RECORDS PROVIDED ::
____________

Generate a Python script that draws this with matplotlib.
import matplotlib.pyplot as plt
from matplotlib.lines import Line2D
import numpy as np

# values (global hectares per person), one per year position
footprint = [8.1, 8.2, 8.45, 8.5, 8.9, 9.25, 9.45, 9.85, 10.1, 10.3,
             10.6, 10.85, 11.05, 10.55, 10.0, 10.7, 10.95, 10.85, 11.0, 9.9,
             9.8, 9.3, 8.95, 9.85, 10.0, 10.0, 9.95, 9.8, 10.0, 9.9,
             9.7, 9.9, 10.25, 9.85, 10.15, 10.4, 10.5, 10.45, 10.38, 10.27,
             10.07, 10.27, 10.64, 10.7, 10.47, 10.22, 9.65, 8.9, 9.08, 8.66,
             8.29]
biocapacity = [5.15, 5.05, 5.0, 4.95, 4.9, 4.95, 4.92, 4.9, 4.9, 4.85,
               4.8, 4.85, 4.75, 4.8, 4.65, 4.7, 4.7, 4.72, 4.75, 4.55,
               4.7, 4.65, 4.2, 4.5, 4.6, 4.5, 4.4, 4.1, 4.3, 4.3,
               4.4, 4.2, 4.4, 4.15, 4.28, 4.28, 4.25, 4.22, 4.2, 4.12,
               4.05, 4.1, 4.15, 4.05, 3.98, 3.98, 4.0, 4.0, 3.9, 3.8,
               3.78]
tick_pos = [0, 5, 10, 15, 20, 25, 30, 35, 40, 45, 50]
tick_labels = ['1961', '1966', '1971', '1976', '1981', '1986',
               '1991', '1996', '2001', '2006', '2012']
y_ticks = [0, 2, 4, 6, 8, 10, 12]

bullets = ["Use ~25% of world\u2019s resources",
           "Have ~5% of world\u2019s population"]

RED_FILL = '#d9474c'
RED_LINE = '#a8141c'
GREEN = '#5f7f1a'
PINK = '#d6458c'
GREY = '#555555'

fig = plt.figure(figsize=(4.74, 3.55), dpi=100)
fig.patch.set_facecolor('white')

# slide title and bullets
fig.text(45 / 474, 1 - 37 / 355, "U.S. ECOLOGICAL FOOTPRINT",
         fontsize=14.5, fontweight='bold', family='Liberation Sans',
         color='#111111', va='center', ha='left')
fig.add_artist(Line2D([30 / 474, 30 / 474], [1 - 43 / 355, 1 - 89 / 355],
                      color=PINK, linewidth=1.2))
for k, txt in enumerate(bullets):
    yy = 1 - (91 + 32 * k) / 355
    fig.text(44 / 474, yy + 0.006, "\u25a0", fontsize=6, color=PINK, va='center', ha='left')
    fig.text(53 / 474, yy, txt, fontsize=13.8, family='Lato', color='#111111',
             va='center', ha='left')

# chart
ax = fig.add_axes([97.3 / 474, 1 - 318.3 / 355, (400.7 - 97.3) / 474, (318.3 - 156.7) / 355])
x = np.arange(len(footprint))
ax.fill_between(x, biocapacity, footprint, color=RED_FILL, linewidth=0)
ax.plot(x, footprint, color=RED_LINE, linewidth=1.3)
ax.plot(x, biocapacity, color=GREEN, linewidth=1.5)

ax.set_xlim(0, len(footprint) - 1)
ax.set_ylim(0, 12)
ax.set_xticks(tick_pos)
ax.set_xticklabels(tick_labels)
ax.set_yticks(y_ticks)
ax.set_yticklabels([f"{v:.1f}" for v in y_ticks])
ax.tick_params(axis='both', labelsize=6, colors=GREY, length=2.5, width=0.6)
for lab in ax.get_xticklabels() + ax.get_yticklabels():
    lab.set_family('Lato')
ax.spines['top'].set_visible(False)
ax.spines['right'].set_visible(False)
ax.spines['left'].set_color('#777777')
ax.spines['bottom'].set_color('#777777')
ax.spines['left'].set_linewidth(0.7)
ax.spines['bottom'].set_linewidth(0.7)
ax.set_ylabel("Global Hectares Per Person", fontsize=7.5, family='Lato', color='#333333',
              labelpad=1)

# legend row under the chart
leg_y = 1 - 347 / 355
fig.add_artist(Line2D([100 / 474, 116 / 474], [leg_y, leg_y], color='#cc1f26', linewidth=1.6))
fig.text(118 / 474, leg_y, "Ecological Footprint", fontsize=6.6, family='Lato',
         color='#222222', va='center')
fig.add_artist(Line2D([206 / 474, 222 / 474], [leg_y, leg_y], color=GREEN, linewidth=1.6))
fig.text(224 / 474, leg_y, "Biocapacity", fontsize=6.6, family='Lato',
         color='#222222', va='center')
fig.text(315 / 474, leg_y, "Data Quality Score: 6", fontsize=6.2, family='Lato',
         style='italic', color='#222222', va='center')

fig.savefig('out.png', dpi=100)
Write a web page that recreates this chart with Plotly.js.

____________

Set down, exactly as written, each line of the data from its opening line through the one containing "import numpy as np". Output nothing more.

THE ANSWER ::
Generate a Python script that draws this with matplotlib.
import matplotlib.pyplot as plt
from matplotlib.lines import Line2D
import numpy as np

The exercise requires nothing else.